**GOAL**
For the copy, please give all of the data again exactly and leave the pictures out.

**DATASET EXTRACT**
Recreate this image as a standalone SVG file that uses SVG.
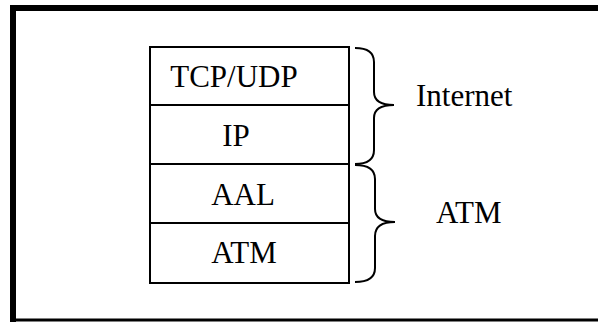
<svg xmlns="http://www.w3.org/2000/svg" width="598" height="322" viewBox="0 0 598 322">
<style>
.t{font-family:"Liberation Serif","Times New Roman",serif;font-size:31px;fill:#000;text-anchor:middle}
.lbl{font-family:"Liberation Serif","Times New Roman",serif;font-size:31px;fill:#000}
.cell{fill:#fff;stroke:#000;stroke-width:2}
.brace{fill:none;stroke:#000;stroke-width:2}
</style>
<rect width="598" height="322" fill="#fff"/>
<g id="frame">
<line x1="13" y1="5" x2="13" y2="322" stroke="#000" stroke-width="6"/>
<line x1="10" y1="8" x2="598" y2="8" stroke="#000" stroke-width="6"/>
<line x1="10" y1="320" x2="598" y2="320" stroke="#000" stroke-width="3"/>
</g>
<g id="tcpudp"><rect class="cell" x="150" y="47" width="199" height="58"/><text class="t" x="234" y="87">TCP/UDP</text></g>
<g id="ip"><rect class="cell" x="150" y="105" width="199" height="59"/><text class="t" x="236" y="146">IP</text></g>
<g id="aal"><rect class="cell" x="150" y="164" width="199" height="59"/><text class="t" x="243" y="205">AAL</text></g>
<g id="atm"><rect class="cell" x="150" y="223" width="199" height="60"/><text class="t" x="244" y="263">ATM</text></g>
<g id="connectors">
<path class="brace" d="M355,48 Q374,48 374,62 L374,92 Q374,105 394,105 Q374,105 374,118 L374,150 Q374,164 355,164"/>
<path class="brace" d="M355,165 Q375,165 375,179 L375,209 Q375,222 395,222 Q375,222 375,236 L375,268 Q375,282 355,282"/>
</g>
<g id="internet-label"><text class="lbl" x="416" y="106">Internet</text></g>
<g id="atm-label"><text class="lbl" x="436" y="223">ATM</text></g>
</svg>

**SOLUTION TO THIS PROBLEM**
Recreate this image as a standalone SVG file that uses SVG.
<svg xmlns="http://www.w3.org/2000/svg" width="598" height="322" viewBox="0 0 598 322">
<style>
.t{font-family:"Liberation Serif","Times New Roman",serif;font-size:31px;fill:#000;text-anchor:middle}
.lbl{font-family:"Liberation Serif","Times New Roman",serif;font-size:31px;fill:#000}
.cell{fill:#fff;stroke:#000;stroke-width:2}
.brace{fill:none;stroke:#000;stroke-width:2}
</style>
<rect width="598" height="322" fill="#fff"/>
<g id="frame">
<line x1="13" y1="5" x2="13" y2="322" stroke="#000" stroke-width="6"/>
<line x1="10" y1="8" x2="598" y2="8" stroke="#000" stroke-width="6"/>
<line x1="10" y1="320" x2="598" y2="320" stroke="#000" stroke-width="3"/>
</g>
<g id="tcpudp"><rect class="cell" x="150" y="47" width="199" height="58"/><text class="t" x="234" y="87">TCP/UDP</text></g>
<g id="ip"><rect class="cell" x="150" y="105" width="199" height="59"/><text class="t" x="236" y="146">IP</text></g>
<g id="aal"><rect class="cell" x="150" y="164" width="199" height="59"/><text class="t" x="243" y="205">AAL</text></g>
<g id="atm"><rect class="cell" x="150" y="223" width="199" height="60"/><text class="t" x="244" y="263">ATM</text></g>
<g id="connectors">
<path class="brace" d="M355,48 Q374,48 374,62 L374,92 Q374,105 394,105 Q374,105 374,118 L374,150 Q374,164 355,164"/>
<path class="brace" d="M355,165 Q375,165 375,179 L375,209 Q375,222 395,222 Q375,222 375,236 L375,268 Q375,282 355,282"/>
</g>
<g id="internet-label"><text class="lbl" x="416" y="106">Internet</text></g>
<g id="atm-label"><text class="lbl" x="436" y="223">ATM</text></g>
</svg>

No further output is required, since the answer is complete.